> **SOURCE MATERIAL**

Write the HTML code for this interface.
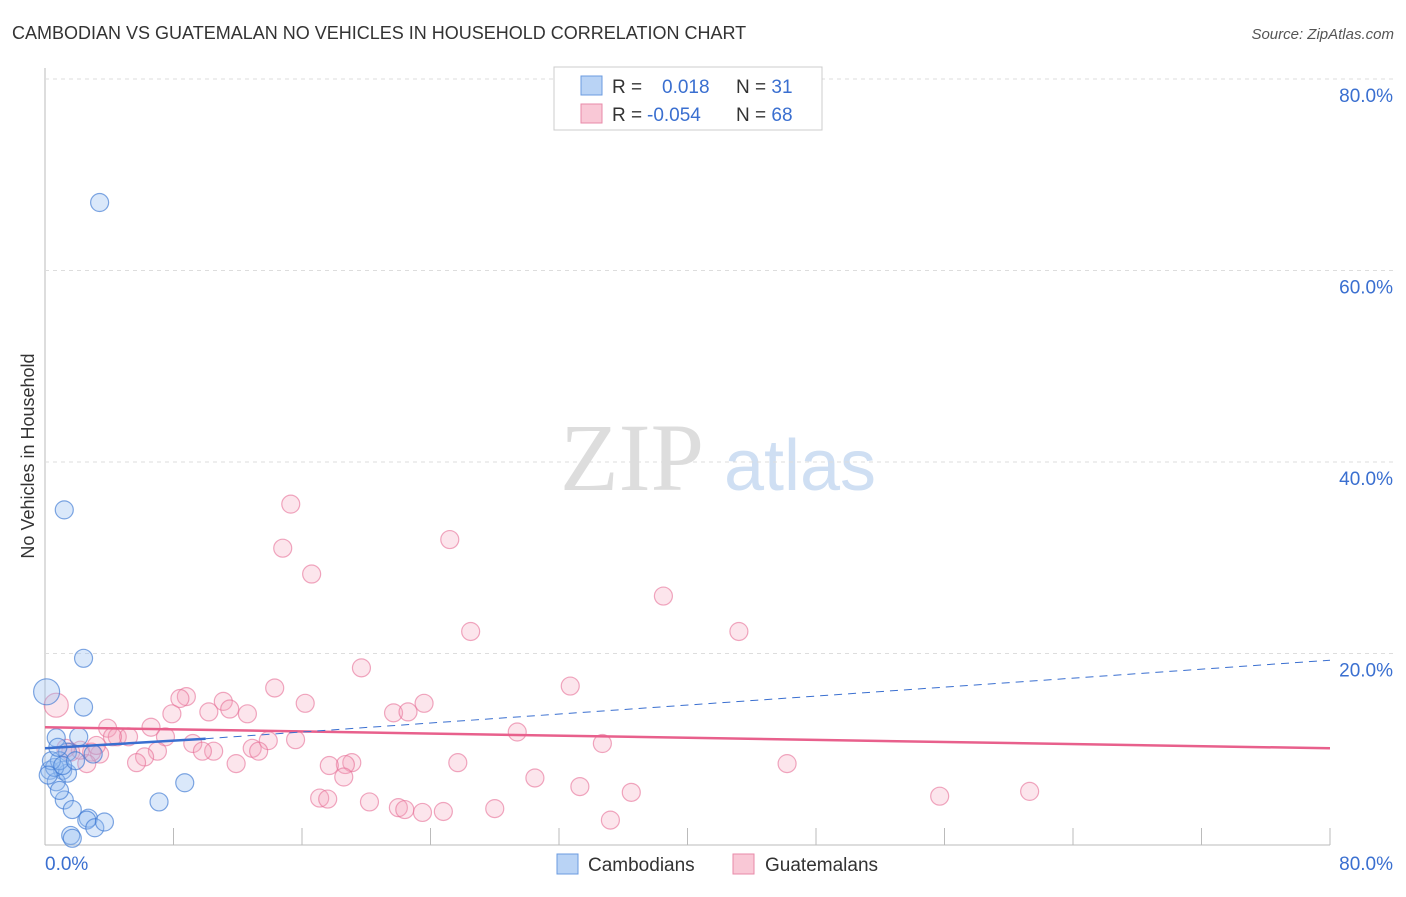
<!DOCTYPE html>
<html><head><meta charset="utf-8"><style>
body{margin:0;background:#fff;font-family:"Liberation Sans",sans-serif}
</style></head><body>
<svg id="c" width="1406" height="892" xmlns="http://www.w3.org/2000/svg">
<text x="12" y="39" font-size="18" fill="#333">CAMBODIAN VS GUATEMALAN NO VEHICLES IN HOUSEHOLD CORRELATION CHART</text>
<text x="1394" y="39" font-size="15" fill="#555" font-style="italic" text-anchor="end">Source: ZipAtlas.com</text>
<text x="632" y="490" font-size="96" fill="#ddd" font-family="Liberation Serif,serif" text-anchor="middle">ZIP</text>
<text x="800" y="490" font-size="72" fill="#cfdff3" text-anchor="middle">atlas</text>
<text transform="translate(34,456) rotate(-90)" font-size="18" fill="#333" text-anchor="middle">No Vehicles in Household</text>
<g id="grid"></g><g id="pts"></g><g id="lines"></g>
<g>
<rect x="554" y="67" width="268" height="63" fill="#fff" stroke="#ccc"/>
<rect x="581" y="76" width="21" height="19" fill="#b9d3f5" stroke="#6b9be0"/>
<rect x="581" y="104" width="21" height="19" fill="#f9c8d6" stroke="#e88aa8"/>
<text x="612" y="93" font-size="19" fill="#333">R = <tspan fill="#3a6fd0" x="662">0.018</tspan><tspan x="736" fill="#333">N = </tspan><tspan fill="#3a6fd0">31</tspan></text>
<text x="612" y="121" font-size="19" fill="#333">R = <tspan fill="#3a6fd0" x="647">-0.054</tspan><tspan x="736" fill="#333">N = </tspan><tspan fill="#3a6fd0">68</tspan></text>
</g>
<g>
<rect x="557" y="854" width="21" height="20" fill="#b9d3f5" stroke="#6b9be0"/>
<text x="588" y="871" font-size="19" fill="#333">Cambodians</text>
<rect x="733" y="854" width="21" height="20" fill="#f9c8d6" stroke="#e88aa8"/>
<text x="765" y="871" font-size="19" fill="#333">Guatemalans</text>
</g>
</svg>
<script>
const yTicks=[20,40,60,80];
const xTickLabels=["0.0%","80.0%"];
const blueX=[3.4,1.2,2.4,2.4,0.1,0.7,2.1,1.4,3.0,0.3,1.1,0.7,1.4,0.6,0.9,1.2,1.7,2.7,2.6,3.1,3.7,1.6,1.7,7.1,8.7,0.4,0.2,0.8,1.1,1.9,0.9];
const blueY=[67.1,35.0,19.5,14.4,16.0,11.2,11.3,9.7,9.5,7.8,7.8,6.6,7.5,8.1,8.8,4.7,3.7,2.8,2.6,1.8,2.4,1.0,0.7,4.5,6.5,8.8,7.3,10.2,8.3,8.8,5.7];
const pinkX=[15.3,14.8,16.6,25.2,38.5,43.2,26.5,19.7,32.7,14.3,16.2,8.8,8.4,11.1,11.5,10.2,12.6,7.9,21.7,22.6,23.6,0.7,3.9,4.5,5.2,6.6,7.5,9.2,10.5,9.8,7.0,12.9,13.9,15.6,13.3,6.2,5.7,3.4,2.9,2.6,29.4,34.7,46.2,25.7,19.1,18.7,17.7,18.6,11.9,30.5,33.3,36.5,55.7,61.3,17.1,17.6,20.2,22.0,22.4,23.5,24.8,28.0,35.2,1.6,2.2,1.3,4.2,3.2];
const pinkY=[35.6,31.0,28.3,31.9,26.0,22.3,22.3,18.5,16.6,16.4,14.8,15.5,15.3,15.0,14.2,13.9,13.7,13.7,13.8,13.9,14.8,14.6,12.2,11.3,11.3,12.3,11.3,10.6,9.8,9.8,9.8,10.1,10.9,11.0,9.8,9.2,8.6,9.5,9.7,8.5,11.8,10.6,8.5,8.6,8.6,8.4,8.3,7.1,8.5,7.0,6.1,5.5,5.1,5.6,4.9,4.8,4.5,3.9,3.7,3.4,3.5,3.8,2.6,9.7,9.9,10.1,11.3,10.4];
const blueSize=[9,9,9,9,13,9,9,9,9,9,9,9,9,9,9,9,9,9,9,9,9,9,9,9,9,9,9,9,9,9,9];
const X=v=>45+v*16.0625, Y=v=>845-v*9.575;
const NS="http://www.w3.org/2000/svg";
function mk(t,a,p){const e=document.createElementNS(NS,t);for(const k in a)e.setAttribute(k,a[k]);document.getElementById(p).appendChild(e);return e;}
mk('line',{x1:45,y1:68,x2:45,y2:845,stroke:'#bbb'},'grid');
mk('line',{x1:45,y1:845,x2:1330,y2:845,stroke:'#bbb'},'grid');
for(let i=1;i<=10;i++){const l=mk('line',{x1:X(i*8),y1:828,x2:X(i*8),y2:845,stroke:'#bbb'},'grid');

}
yTicks.forEach(t=>{const l=mk('line',{x1:45,y1:Y(t),x2:1394,y2:Y(t),stroke:'#ddd','stroke-dasharray':'4,4'},'grid');


const tx=mk('text',{x:1393,y:Y(t)+23,'font-size':19,fill:'#3a6fd0','text-anchor':'end'},'grid');tx.textContent=t.toFixed(1)+'%';

});
const x0=mk('text',{x:45,y:870,'font-size':19,fill:'#3a6fd0'},'grid');x0.textContent=xTickLabels[0];


const x1=mk('text',{x:1393,y:870,'font-size':19,fill:'#3a6fd0','text-anchor':'end'},'grid');x1.textContent=xTickLabels[1];


pinkX.forEach((v,i)=>{const c=mk('circle',{cx:X(v),cy:Y(pinkY[i]),r:i==21?12:9,fill:'rgba(244,160,186,0.28)',stroke:'rgba(230,110,150,0.6)','stroke-width':1.2},'pts');

});
blueX.forEach((v,i)=>{const c=mk('circle',{cx:X(v),cy:Y(blueY[i]),r:blueSize[i],fill:'rgba(150,190,240,0.35)',stroke:'rgba(60,120,210,0.65)','stroke-width':1.2},'pts');

});
const pl=mk('line',{x1:X(0),y1:Y(12.3),x2:X(80),y2:Y(10.1),stroke:'#e8608c','stroke-width':2.5},'lines');


const bd=mk('line',{x1:X(10),y1:Y(11.1),x2:X(80),y2:Y(19.3),stroke:'#3a6fd0','stroke-width':1,'stroke-dasharray':'8,6'},'lines');


const bl=mk('line',{x1:X(0),y1:Y(10.1),x2:X(10),y2:Y(11.1),stroke:'#3a6fd0','stroke-width':2.5},'lines');


</script>
</body></html>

> **GIVEN PROBLEM**
Copy the material shown above in full and exactly. Skip the pictures.

> **TASK RESPONSE**
Write the HTML code for this interface.
<!DOCTYPE html>
<html><head><meta charset="utf-8"><style>
body{margin:0;background:#fff;font-family:"Liberation Sans",sans-serif}
</style></head><body>
<svg id="c" width="1406" height="892" xmlns="http://www.w3.org/2000/svg">
<text x="12" y="39" font-size="18" fill="#333">CAMBODIAN VS GUATEMALAN NO VEHICLES IN HOUSEHOLD CORRELATION CHART</text>
<text x="1394" y="39" font-size="15" fill="#555" font-style="italic" text-anchor="end">Source: ZipAtlas.com</text>
<text x="632" y="490" font-size="96" fill="#ddd" font-family="Liberation Serif,serif" text-anchor="middle">ZIP</text>
<text x="800" y="490" font-size="72" fill="#cfdff3" text-anchor="middle">atlas</text>
<text transform="translate(34,456) rotate(-90)" font-size="18" fill="#333" text-anchor="middle">No Vehicles in Household</text>
<g id="grid"></g><g id="pts"></g><g id="lines"></g>
<g>
<rect x="554" y="67" width="268" height="63" fill="#fff" stroke="#ccc"/>
<rect x="581" y="76" width="21" height="19" fill="#b9d3f5" stroke="#6b9be0"/>
<rect x="581" y="104" width="21" height="19" fill="#f9c8d6" stroke="#e88aa8"/>
<text x="612" y="93" font-size="19" fill="#333">R = <tspan fill="#3a6fd0" x="662">0.018</tspan><tspan x="736" fill="#333">N = </tspan><tspan fill="#3a6fd0">31</tspan></text>
<text x="612" y="121" font-size="19" fill="#333">R = <tspan fill="#3a6fd0" x="647">-0.054</tspan><tspan x="736" fill="#333">N = </tspan><tspan fill="#3a6fd0">68</tspan></text>
</g>
<g>
<rect x="557" y="854" width="21" height="20" fill="#b9d3f5" stroke="#6b9be0"/>
<text x="588" y="871" font-size="19" fill="#333">Cambodians</text>
<rect x="733" y="854" width="21" height="20" fill="#f9c8d6" stroke="#e88aa8"/>
<text x="765" y="871" font-size="19" fill="#333">Guatemalans</text>
</g>
</svg>
<script>
const yTicks=[20,40,60,80];
const xTickLabels=["0.0%","80.0%"];
const blueX=[3.4,1.2,2.4,2.4,0.1,0.7,2.1,1.4,3.0,0.3,1.1,0.7,1.4,0.6,0.9,1.2,1.7,2.7,2.6,3.1,3.7,1.6,1.7,7.1,8.7,0.4,0.2,0.8,1.1,1.9,0.9];
const blueY=[67.1,35.0,19.5,14.4,16.0,11.2,11.3,9.7,9.5,7.8,7.8,6.6,7.5,8.1,8.8,4.7,3.7,2.8,2.6,1.8,2.4,1.0,0.7,4.5,6.5,8.8,7.3,10.2,8.3,8.8,5.7];
const pinkX=[15.3,14.8,16.6,25.2,38.5,43.2,26.5,19.7,32.7,14.3,16.2,8.8,8.4,11.1,11.5,10.2,12.6,7.9,21.7,22.6,23.6,0.7,3.9,4.5,5.2,6.6,7.5,9.2,10.5,9.8,7.0,12.9,13.9,15.6,13.3,6.2,5.7,3.4,2.9,2.6,29.4,34.7,46.2,25.7,19.1,18.7,17.7,18.6,11.9,30.5,33.3,36.5,55.7,61.3,17.1,17.6,20.2,22.0,22.4,23.5,24.8,28.0,35.2,1.6,2.2,1.3,4.2,3.2];
const pinkY=[35.6,31.0,28.3,31.9,26.0,22.3,22.3,18.5,16.6,16.4,14.8,15.5,15.3,15.0,14.2,13.9,13.7,13.7,13.8,13.9,14.8,14.6,12.2,11.3,11.3,12.3,11.3,10.6,9.8,9.8,9.8,10.1,10.9,11.0,9.8,9.2,8.6,9.5,9.7,8.5,11.8,10.6,8.5,8.6,8.6,8.4,8.3,7.1,8.5,7.0,6.1,5.5,5.1,5.6,4.9,4.8,4.5,3.9,3.7,3.4,3.5,3.8,2.6,9.7,9.9,10.1,11.3,10.4];
const blueSize=[9,9,9,9,13,9,9,9,9,9,9,9,9,9,9,9,9,9,9,9,9,9,9,9,9,9,9,9,9,9,9];
const X=v=>45+v*16.0625, Y=v=>845-v*9.575;
const NS="http://www.w3.org/2000/svg";
function mk(t,a,p){const e=document.createElementNS(NS,t);for(const k in a)e.setAttribute(k,a[k]);document.getElementById(p).appendChild(e);return e;}
mk('line',{x1:45,y1:68,x2:45,y2:845,stroke:'#bbb'},'grid');
mk('line',{x1:45,y1:845,x2:1330,y2:845,stroke:'#bbb'},'grid');
for(let i=1;i<=10;i++){const l=mk('line',{x1:X(i*8),y1:828,x2:X(i*8),y2:845,stroke:'#bbb'},'grid');

}
yTicks.forEach(t=>{const l=mk('line',{x1:45,y1:Y(t),x2:1394,y2:Y(t),stroke:'#ddd','stroke-dasharray':'4,4'},'grid');


const tx=mk('text',{x:1393,y:Y(t)+23,'font-size':19,fill:'#3a6fd0','text-anchor':'end'},'grid');tx.textContent=t.toFixed(1)+'%';

});
const x0=mk('text',{x:45,y:870,'font-size':19,fill:'#3a6fd0'},'grid');x0.textContent=xTickLabels[0];


const x1=mk('text',{x:1393,y:870,'font-size':19,fill:'#3a6fd0','text-anchor':'end'},'grid');x1.textContent=xTickLabels[1];


pinkX.forEach((v,i)=>{const c=mk('circle',{cx:X(v),cy:Y(pinkY[i]),r:i==21?12:9,fill:'rgba(244,160,186,0.28)',stroke:'rgba(230,110,150,0.6)','stroke-width':1.2},'pts');

});
blueX.forEach((v,i)=>{const c=mk('circle',{cx:X(v),cy:Y(blueY[i]),r:blueSize[i],fill:'rgba(150,190,240,0.35)',stroke:'rgba(60,120,210,0.65)','stroke-width':1.2},'pts');

});
const pl=mk('line',{x1:X(0),y1:Y(12.3),x2:X(80),y2:Y(10.1),stroke:'#e8608c','stroke-width':2.5},'lines');


const bd=mk('line',{x1:X(10),y1:Y(11.1),x2:X(80),y2:Y(19.3),stroke:'#3a6fd0','stroke-width':1,'stroke-dasharray':'8,6'},'lines');


const bl=mk('line',{x1:X(0),y1:Y(10.1),x2:X(10),y2:Y(11.1),stroke:'#3a6fd0','stroke-width':2.5},'lines');


</script>
</body></html>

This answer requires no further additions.